Thoughts on Elizabeth's birthday

When I think of Elizabeth, I think of her head on her cat's head, kissing his nose, her voice coming from the other room, laughing on the phone, her walking miles through the city, in her fringed suede boots, in her sneakers with the holes in them. 


She was raised reading Harry Potter, listening to Harry Potter on tape, going to Harry Potter movies.  She was part of the Harry Potter nation, the Harry Potter generation who are now graduating from college.  She thought of her cafeteria at school as part of Hogwarts, and it did share a certain grandeur, with its open atrium high ceilinged space, with Hogwarts.


Elizabeth wrote notes in a tiny precise hand writing.  She put her long straight hair up in a bun.

Today I went swimming in the Delaware, and did the back stroke so that I could look at the swallows darting for bugs.  I thought of her.

Meditation on a piece of string

A funny thing happened when I went to use the leather strip I had bought years ago to repair my raccoon fur hat. That hat was six inches  high,  lined with red felt, and had ear flaps with a leather thong that tied under your chin. It was really warm. But its last use by Elizabeth was in the Christmas pageant when she was asked to dress as one of the animals in the manger. She didn’t want to be a sheep or a cow. She wanted to wear the hat.

The fur itself piled high on her eight year old head said to the crowd I am a beast, not human, not vegetable or mineral, but animal, present at his birth.
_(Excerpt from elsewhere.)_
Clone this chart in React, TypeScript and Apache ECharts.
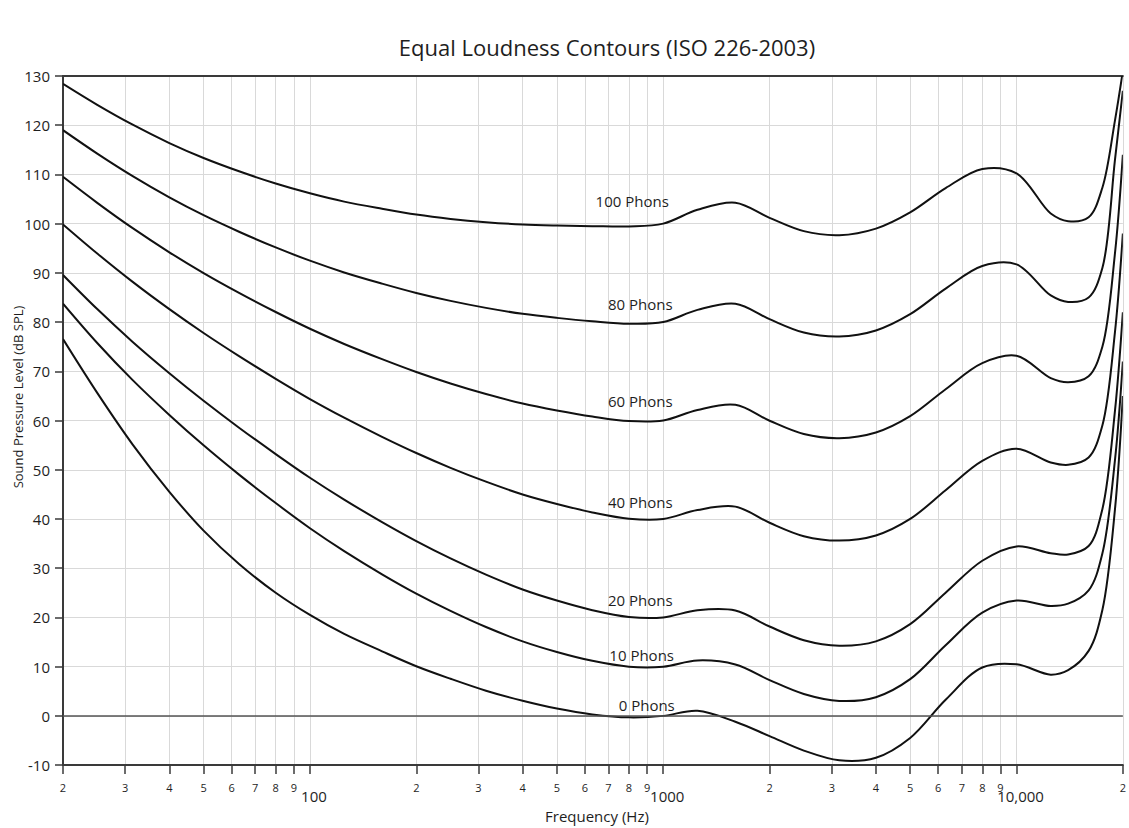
import React, { useEffect, useRef } from "react";
import * as echarts from "echarts";

// Frequencies (Hz) of the contour points
const frequencies = [20, 25, 31.5, 40, 50, 63, 80, 100, 125, 160, 200, 250, 315, 400, 500, 630, 800, 1000, 1250, 1600, 2000, 2500, 3150, 4000, 5000, 6300, 8000, 10000, 12500, 14000, 16000, 17500, 19000, 20000];

// Sound pressure level (dB SPL) of each contour
const phon0 = [76.55, 65.62, 55.12, 45.53, 37.63, 30.86, 25.02, 20.51, 16.65, 13.12, 10.09, 7.54, 5.11, 3.06, 1.48, 0.3, -0.3, 0.0, 1.04, -1.19, -4.11, -7.05, -9.03, -8.5, -4.48, 3.28, 9.83, 10.47, 8.38, 9.3, 13.2, 21.5, 42, 65];
const phon10 = [83.75, 75.76, 68.21, 61.14, 54.96, 49.01, 43.24, 38.13, 33.48, 28.77, 24.84, 21.33, 18.05, 15.14, 12.98, 11.18, 9.99, 10.0, 11.26, 10.43, 7.27, 4.45, 3.04, 3.8, 7.46, 14.35, 20.98, 23.43, 22.33, 22.8, 25.5, 33, 52, 72];
const phon20 = [89.58, 82.65, 75.98, 69.62, 64.02, 58.55, 53.19, 48.38, 43.94, 39.37, 35.51, 31.99, 28.69, 25.67, 23.43, 21.48, 20.1, 20.01, 21.46, 21.4, 18.15, 15.38, 14.26, 15.14, 18.63, 25.02, 31.52, 34.43, 33.04, 32.8, 34.5, 42, 62, 82];
const phon40 = [99.85, 93.94, 88.17, 82.63, 77.78, 73.08, 68.48, 64.37, 60.59, 56.7, 53.41, 50.4, 47.58, 44.98, 43.05, 41.34, 40.06, 40.01, 41.82, 42.51, 39.23, 36.51, 35.61, 36.65, 40.01, 45.83, 51.8, 54.28, 51.48, 51.0, 52.5, 59, 78, 98];
const phon60 = [109.51, 104.23, 99.08, 94.18, 89.96, 85.94, 82.05, 78.65, 75.56, 72.47, 69.86, 67.53, 65.39, 63.45, 62.05, 60.82, 59.89, 60.01, 62.15, 63.19, 59.96, 57.26, 56.42, 57.57, 60.89, 66.36, 71.66, 73.16, 68.63, 67.8, 69, 75, 94, 114];
const phon80 = [118.99, 114.23, 109.65, 105.34, 101.72, 98.36, 95.17, 92.48, 90.09, 87.82, 85.92, 84.31, 82.89, 81.68, 80.86, 80.17, 79.67, 80.01, 82.48, 83.74, 80.59, 77.88, 77.07, 78.31, 81.62, 86.81, 91.41, 91.74, 85.41, 84.1, 85.0, 91, 113, 127];
const phon100 = [128.41, 124.15, 120.11, 116.38, 113.35, 110.65, 108.16, 106.17, 104.48, 103.03, 101.85, 100.97, 100.3, 99.83, 99.62, 99.5, 99.44, 100.01, 102.81, 104.25, 101.18, 98.48, 97.67, 99.0, 102.3, 107.23, 111.11, 110.23, 102.07, 100.5, 101.3, 107.3, 121, 131];

// Contour names and label anchors (Hz, dB)
const contourNames = ["0 Phons", "10 Phons", "20 Phons", "40 Phons", "60 Phons", "80 Phons", "100 Phons"];
const labelFreqs = [898, 869, 861, 861, 861, 861, 817];
const labelLevels = [2.2, 12.3, 23.5, 43.5, 64.0, 83.7, 104.6];

// Axis ticks
const xTickValues = [20, 30, 40, 50, 60, 70, 80, 90, 100, 200, 300, 400, 500, 600, 700, 800, 900, 1000, 2000, 3000, 4000, 5000, 6000, 7000, 8000, 9000, 10000, 20000];
const xTickLabels = ["2", "3", "4", "5", "6", "7", "8", "9", "100", "2", "3", "4", "5", "6", "7", "8", "9", "1000", "2", "3", "4", "5", "6", "7", "8", "9", "10,000", "2"];
const majorTicks = [100, 1000, 10000];

const TITLE = "Equal Loudness Contours (ISO 226-2003)";
const X_NAME = "Frequency (Hz)";
const Y_NAME = "Sound Pressure Level (dB SPL)";

// centripetal Catmull-Rom through pixel points -> SVG path
function splinePath(pts: number[][]): string {
  const a = 0.5;
  const eps = 1e-9;
  let d = `M${pts[0][0]},${pts[0][1]}`;
  for (let i = 0; i < pts.length - 1; i++) {
    const p0 = pts[i - 1] || pts[i];
    const p1 = pts[i];
    const p2 = pts[i + 1];
    const p3 = pts[i + 2] || pts[i + 1];
    const l01 = Math.pow(Math.hypot(p1[0] - p0[0], p1[1] - p0[1]), a);
    const l12 = Math.pow(Math.hypot(p2[0] - p1[0], p2[1] - p1[1]), a);
    const l23 = Math.pow(Math.hypot(p3[0] - p2[0], p3[1] - p2[1]), a);
    let c1x = p1[0], c1y = p1[1], c2x = p2[0], c2y = p2[1];
    if (l01 > eps) {
      const A = 2 * l01 * l01 + 3 * l01 * l12 + l12 * l12;
      const N = 3 * l01 * (l01 + l12);
      c1x = (p1[0] * A - p0[0] * l12 * l12 + p2[0] * l01 * l01) / N;
      c1y = (p1[1] * A - p0[1] * l12 * l12 + p2[1] * l01 * l01) / N;
    }
    if (l23 > eps) {
      const B = 2 * l23 * l23 + 3 * l23 * l12 + l12 * l12;
      const M = 3 * l23 * (l23 + l12);
      c2x = (p2[0] * B + p1[0] * l23 * l23 - p3[0] * l12 * l12) / M;
      c2y = (p2[1] * B + p1[1] * l23 * l23 - p3[1] * l12 * l12) / M;
    }
    d += ` C${c1x},${c1y} ${c2x},${c2y} ${p2[0]},${p2[1]}`;
  }
  return d;
}

export default function App() {
  const ref = useRef<HTMLDivElement>(null);

  useEffect(() => {
    const chart = echarts.init(ref.current!, null, { renderer: "svg" });
    const font = "'Open Sans', 'Noto Sans', sans-serif";
    const textColor = "#1e1e1e";
    const axisColor = "#3a3a3a";
    const gridColor = "#d9d9d9";
    const contours = [phon0, phon10, phon20, phon40, phon60, phon80, phon100];

    const findLabel = (v: number) => {
      let best = 0;
      let bd = Infinity;
      xTickValues.forEach((t, i) => {
        const d = Math.abs(Math.log10(t) - Math.log10(v));
        if (d < bd) {
          bd = d;
          best = i;
        }
      });
      const isMajor = majorTicks.indexOf(xTickValues[best]) >= 0;
      return isMajor ? `{mj|${xTickLabels[best]}}` : `{mn|${xTickLabels[best]}}`;
    };

    chart.setOption({
      animation: false,
      backgroundColor: "#fff",
      grid: { left: 63, top: 76, width: 1067, height: 690, containLabel: false },
      graphic: [
        {
          type: "text",
          x: 607,
          y: 47,
          style: {
            text: TITLE,
            fontSize: 22,
            fontFamily: font,
            fill: textColor,
            align: "center",
            verticalAlign: "middle",
          },
        },
        {
          type: "text",
          x: 18,
          y: 397,
          rotation: Math.PI / 2,
          style: {
            text: Y_NAME,
            fontSize: 13,
            fontFamily: font,
            fill: textColor,
            align: "center",
            verticalAlign: "middle",
          },
        },
      ],
      xAxis: [
        {
          type: "log",
          logBase: 10,
          min: 20,
          max: 20000,
          position: "bottom",
          name: X_NAME,
          nameLocation: "middle",
          nameGap: 42,
          nameTextStyle: { fontSize: 15, color: textColor, fontFamily: font, padding: [0, 0, 0, 8] },
          axisLine: { show: true, onZero: false, lineStyle: { color: axisColor, width: 2 } },
          axisTick: { show: true, customValues: xTickValues, length: 9, lineStyle: { color: axisColor, width: 1.5 } },
          axisLabel: {
            show: true,
            customValues: xTickValues,
            margin: 16,
            formatter: (v: number) => findLabel(v),
            rich: {
              mn: { fontSize: 11, lineHeight: 13, color: textColor, fontFamily: font },
              mj: { fontSize: 15, lineHeight: 18, color: textColor, fontFamily: font, padding: [11, 0, 0, 8] },
            },
          },
          splitLine: { show: true, lineStyle: { color: gridColor, width: 1 } },
          minorTick: { show: false },
          minorSplitLine: { show: false },
        },
        {
          type: "log",
          logBase: 10,
          min: 20,
          max: 20000,
          position: "top",
          axisLine: { show: true, onZero: false, lineStyle: { color: axisColor, width: 2 } },
          axisTick: { show: false },
          axisLabel: { show: false },
          splitLine: { show: false },
        },
      ],
      yAxis: {
        type: "value",
        min: -10,
        max: 130,
        interval: 10,
        axisLine: { show: true, onZero: false, lineStyle: { color: axisColor, width: 2 } },
        axisTick: { show: true, length: 8, lineStyle: { color: axisColor, width: 1.5 } },
        axisLabel: { margin: 13, fontSize: 15, color: textColor, fontFamily: font },
        splitLine: { show: true, lineStyle: { color: gridColor, width: 1 } },
      },
      series: [
        {
          type: "custom",
          name: "contours",
          clip: true,
          silent: true,
          z: 3,
          encode: { x: 0, y: 1 },
          data: contours.map((_, k) => [1000, 50, k]),
          renderItem: (params: any, api: any) => {
            const k = params.dataIndex;
            const vals = contours[k];
            const pts = frequencies.map((f, i) => api.coord([f, vals[i]]));
            const lp = api.coord([labelFreqs[k], labelLevels[k]]);
            const cs = params.coordSys;
            return {
              type: "group",
              children: [
                {
                  type: "path",
                  clipPath: { type: "rect", shape: { x: cs.x, y: cs.y, width: cs.width, height: cs.height } },
                  shape: { pathData: splinePath(pts) },
                  style: { fill: "none", stroke: "#111", lineWidth: 2 },
                },
                {
                  type: "text",
                  x: lp[0],
                  y: lp[1],
                  style: {
                    text: contourNames[k],
                    fill: textColor,
                    fontSize: 15,
                    fontFamily: font,
                    align: "center",
                    verticalAlign: "middle",
                  },
                },
              ],
            };
          },
        },
        {
          type: "line",
          name: "zero",
          silent: true,
          data: [],
          markLine: {
            silent: true,
            symbol: ["none", "none"],
            label: { show: false },
            lineStyle: { color: "#555", width: 1.5, type: "solid" },
            data: [{ yAxis: 0 }],
          },
        },
      ],
    });

    return () => chart.dispose();
  }, []);

  return (
    <div
      ref={ref}
      style={{ position: "absolute", left: 0, top: 0, width: 1129, height: 828 }}
    />
  );
}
She walked with the other children, four feet high most of them, down the aisles of church to the altar where the manger was set up.

Years after I wore the hat on sub zero days until the thongs broke. I bought some leather string to fix it but could not successfully anchor the piece in the mounded fur. Now the hat and Elizabeth are gone, and I only have the string.
How Dina Aunty relished her memories. Mummy and Daddy were the same, talking about their yesterdays and smiling in that sad-happy way while selecting each picture, each frame from the past, examining it lovingly before it vanished again in the mist. But nobody ever forgot anything, not really, though sometimes they pretended, when it suited them. Memories were permanent. Sorrowful ones remained sad even with the passing of time, yet happy ones could never be re-created—not with the same joy. Remembering bred its own peculiar sorrow. It seemed so unfair: that time should render both sadness and happiness into a source of pain.